WHAT YOU SHOULD DO
Do not copy the pictures. Write out the lines from the start of the entries through the line containing "const fitA = [[3.24, 0.80], [11.79, 1.21]]".

---------- RECORDS FOR THE TASK ----------

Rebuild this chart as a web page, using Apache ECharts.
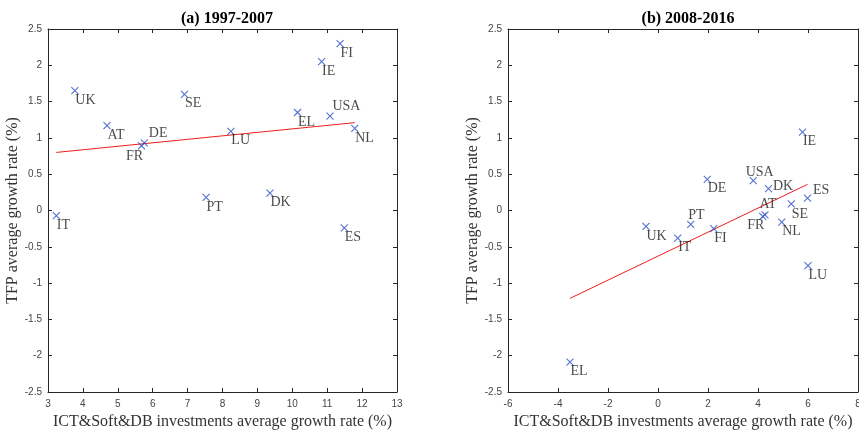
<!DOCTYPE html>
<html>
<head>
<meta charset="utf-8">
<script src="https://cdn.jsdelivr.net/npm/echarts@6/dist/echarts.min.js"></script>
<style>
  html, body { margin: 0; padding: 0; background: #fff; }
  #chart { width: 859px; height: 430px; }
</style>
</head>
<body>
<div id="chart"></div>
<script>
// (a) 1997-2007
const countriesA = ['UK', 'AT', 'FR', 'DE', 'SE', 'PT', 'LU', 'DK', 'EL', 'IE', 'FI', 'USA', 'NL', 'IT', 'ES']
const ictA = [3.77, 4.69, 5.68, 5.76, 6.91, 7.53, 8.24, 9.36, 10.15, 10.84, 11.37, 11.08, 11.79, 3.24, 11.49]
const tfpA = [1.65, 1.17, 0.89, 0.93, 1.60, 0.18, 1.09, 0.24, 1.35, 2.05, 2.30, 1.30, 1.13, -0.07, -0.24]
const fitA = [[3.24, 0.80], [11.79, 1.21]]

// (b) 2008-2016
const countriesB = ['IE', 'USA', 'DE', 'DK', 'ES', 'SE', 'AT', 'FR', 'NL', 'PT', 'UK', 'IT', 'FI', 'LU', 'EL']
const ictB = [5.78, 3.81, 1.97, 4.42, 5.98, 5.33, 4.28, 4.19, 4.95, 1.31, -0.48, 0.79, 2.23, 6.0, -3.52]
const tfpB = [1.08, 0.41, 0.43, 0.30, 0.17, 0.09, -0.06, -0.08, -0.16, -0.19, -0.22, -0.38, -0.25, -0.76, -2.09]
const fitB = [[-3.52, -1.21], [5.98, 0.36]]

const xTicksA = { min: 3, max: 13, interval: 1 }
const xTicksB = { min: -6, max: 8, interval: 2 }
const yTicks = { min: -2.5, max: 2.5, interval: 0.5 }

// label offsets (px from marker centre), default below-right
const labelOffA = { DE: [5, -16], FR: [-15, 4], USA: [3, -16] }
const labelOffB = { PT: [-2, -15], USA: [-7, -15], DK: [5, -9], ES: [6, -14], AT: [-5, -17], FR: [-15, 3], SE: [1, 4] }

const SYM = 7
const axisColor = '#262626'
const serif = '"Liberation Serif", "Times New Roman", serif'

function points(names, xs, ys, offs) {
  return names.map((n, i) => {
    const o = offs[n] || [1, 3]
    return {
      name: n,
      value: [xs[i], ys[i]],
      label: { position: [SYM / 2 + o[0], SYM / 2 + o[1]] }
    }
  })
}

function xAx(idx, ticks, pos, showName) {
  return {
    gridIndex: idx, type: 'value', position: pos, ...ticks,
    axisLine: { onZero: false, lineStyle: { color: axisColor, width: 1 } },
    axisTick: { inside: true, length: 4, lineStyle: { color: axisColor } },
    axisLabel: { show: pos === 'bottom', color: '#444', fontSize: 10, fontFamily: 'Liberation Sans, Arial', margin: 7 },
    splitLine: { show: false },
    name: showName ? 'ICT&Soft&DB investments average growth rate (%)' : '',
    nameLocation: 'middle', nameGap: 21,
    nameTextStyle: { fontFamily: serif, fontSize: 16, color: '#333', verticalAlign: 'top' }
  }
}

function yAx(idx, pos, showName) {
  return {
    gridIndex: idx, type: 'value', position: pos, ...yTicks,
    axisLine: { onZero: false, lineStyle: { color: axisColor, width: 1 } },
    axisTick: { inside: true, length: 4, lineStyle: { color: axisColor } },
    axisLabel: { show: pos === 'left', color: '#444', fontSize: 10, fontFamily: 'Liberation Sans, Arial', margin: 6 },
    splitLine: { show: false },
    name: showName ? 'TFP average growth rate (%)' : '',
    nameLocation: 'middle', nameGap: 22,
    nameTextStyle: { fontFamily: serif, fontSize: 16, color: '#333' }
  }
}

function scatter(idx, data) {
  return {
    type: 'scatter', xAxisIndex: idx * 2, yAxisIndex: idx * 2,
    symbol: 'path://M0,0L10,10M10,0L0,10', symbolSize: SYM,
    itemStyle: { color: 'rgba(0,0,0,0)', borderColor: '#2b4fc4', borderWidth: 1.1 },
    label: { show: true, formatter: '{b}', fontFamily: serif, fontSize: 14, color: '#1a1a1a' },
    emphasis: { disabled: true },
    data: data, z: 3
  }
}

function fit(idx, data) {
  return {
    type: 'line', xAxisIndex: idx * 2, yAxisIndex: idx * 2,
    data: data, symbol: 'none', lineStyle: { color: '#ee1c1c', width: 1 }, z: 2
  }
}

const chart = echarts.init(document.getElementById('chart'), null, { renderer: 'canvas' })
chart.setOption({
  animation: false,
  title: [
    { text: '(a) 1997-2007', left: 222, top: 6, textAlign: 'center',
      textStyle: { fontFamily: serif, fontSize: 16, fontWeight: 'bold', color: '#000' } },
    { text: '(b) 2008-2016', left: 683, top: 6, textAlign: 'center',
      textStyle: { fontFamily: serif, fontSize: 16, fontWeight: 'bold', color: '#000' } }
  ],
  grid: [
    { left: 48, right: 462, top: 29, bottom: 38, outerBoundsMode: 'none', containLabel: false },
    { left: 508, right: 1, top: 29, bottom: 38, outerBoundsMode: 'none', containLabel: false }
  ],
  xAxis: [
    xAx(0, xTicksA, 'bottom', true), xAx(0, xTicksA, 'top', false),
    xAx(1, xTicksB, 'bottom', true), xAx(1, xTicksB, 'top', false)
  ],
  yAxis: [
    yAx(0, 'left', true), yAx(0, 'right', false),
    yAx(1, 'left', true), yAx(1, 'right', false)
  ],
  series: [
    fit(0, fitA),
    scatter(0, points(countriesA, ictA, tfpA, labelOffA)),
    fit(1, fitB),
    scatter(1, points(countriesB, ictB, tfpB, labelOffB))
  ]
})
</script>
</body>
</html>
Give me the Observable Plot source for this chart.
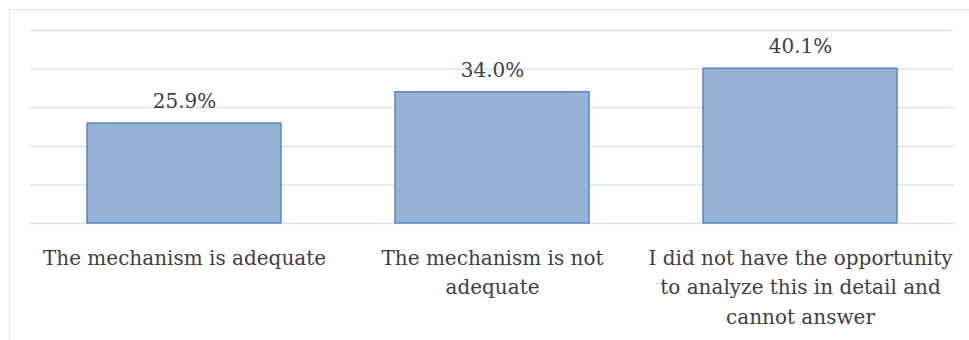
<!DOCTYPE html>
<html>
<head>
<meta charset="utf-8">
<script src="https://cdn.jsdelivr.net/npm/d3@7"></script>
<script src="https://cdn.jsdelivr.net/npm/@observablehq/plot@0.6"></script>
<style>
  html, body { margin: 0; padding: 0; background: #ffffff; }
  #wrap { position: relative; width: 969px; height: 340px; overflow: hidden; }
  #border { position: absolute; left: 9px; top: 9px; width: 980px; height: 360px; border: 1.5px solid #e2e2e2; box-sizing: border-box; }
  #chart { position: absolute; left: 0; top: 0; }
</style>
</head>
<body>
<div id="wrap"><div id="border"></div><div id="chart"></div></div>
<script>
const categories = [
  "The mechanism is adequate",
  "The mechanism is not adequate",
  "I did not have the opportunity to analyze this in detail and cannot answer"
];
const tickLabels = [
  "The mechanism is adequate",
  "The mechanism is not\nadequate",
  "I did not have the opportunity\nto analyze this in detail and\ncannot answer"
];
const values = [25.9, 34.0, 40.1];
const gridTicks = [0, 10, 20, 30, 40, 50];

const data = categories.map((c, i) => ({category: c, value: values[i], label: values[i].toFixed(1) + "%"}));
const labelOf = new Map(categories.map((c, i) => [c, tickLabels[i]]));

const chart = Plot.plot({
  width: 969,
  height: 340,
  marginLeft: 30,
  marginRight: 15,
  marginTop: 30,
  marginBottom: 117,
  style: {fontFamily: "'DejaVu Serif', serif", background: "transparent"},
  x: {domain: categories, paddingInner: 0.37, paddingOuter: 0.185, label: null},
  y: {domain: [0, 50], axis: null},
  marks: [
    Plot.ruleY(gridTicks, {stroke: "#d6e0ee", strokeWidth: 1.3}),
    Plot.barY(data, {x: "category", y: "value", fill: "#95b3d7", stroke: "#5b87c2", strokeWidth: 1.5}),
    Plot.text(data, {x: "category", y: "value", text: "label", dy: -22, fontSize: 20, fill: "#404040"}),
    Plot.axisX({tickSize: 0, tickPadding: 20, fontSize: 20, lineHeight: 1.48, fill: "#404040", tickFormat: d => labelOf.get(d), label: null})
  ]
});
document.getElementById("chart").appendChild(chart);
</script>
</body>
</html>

----------

ANSWER TO THE TASK
Rebuild this chart as a web page, using Apache ECharts.
<!DOCTYPE html>
<html>
<head>
<meta charset="utf-8">
<script src="https://cdn.jsdelivr.net/npm/echarts@6/dist/echarts.min.js"></script>
<style>
  html, body { margin: 0; padding: 0; background: #fff; }
  #chart { width: 859px; height: 430px; }
</style>
</head>
<body>
<div id="chart"></div>
<script>
// (a) 1997-2007
const countriesA = ['UK', 'AT', 'FR', 'DE', 'SE', 'PT', 'LU', 'DK', 'EL', 'IE', 'FI', 'USA', 'NL', 'IT', 'ES']
const ictA = [3.77, 4.69, 5.68, 5.76, 6.91, 7.53, 8.24, 9.36, 10.15, 10.84, 11.37, 11.08, 11.79, 3.24, 11.49]
const tfpA = [1.65, 1.17, 0.89, 0.93, 1.60, 0.18, 1.09, 0.24, 1.35, 2.05, 2.30, 1.30, 1.13, -0.07, -0.24]
const fitA = [[3.24, 0.80], [11.79, 1.21]]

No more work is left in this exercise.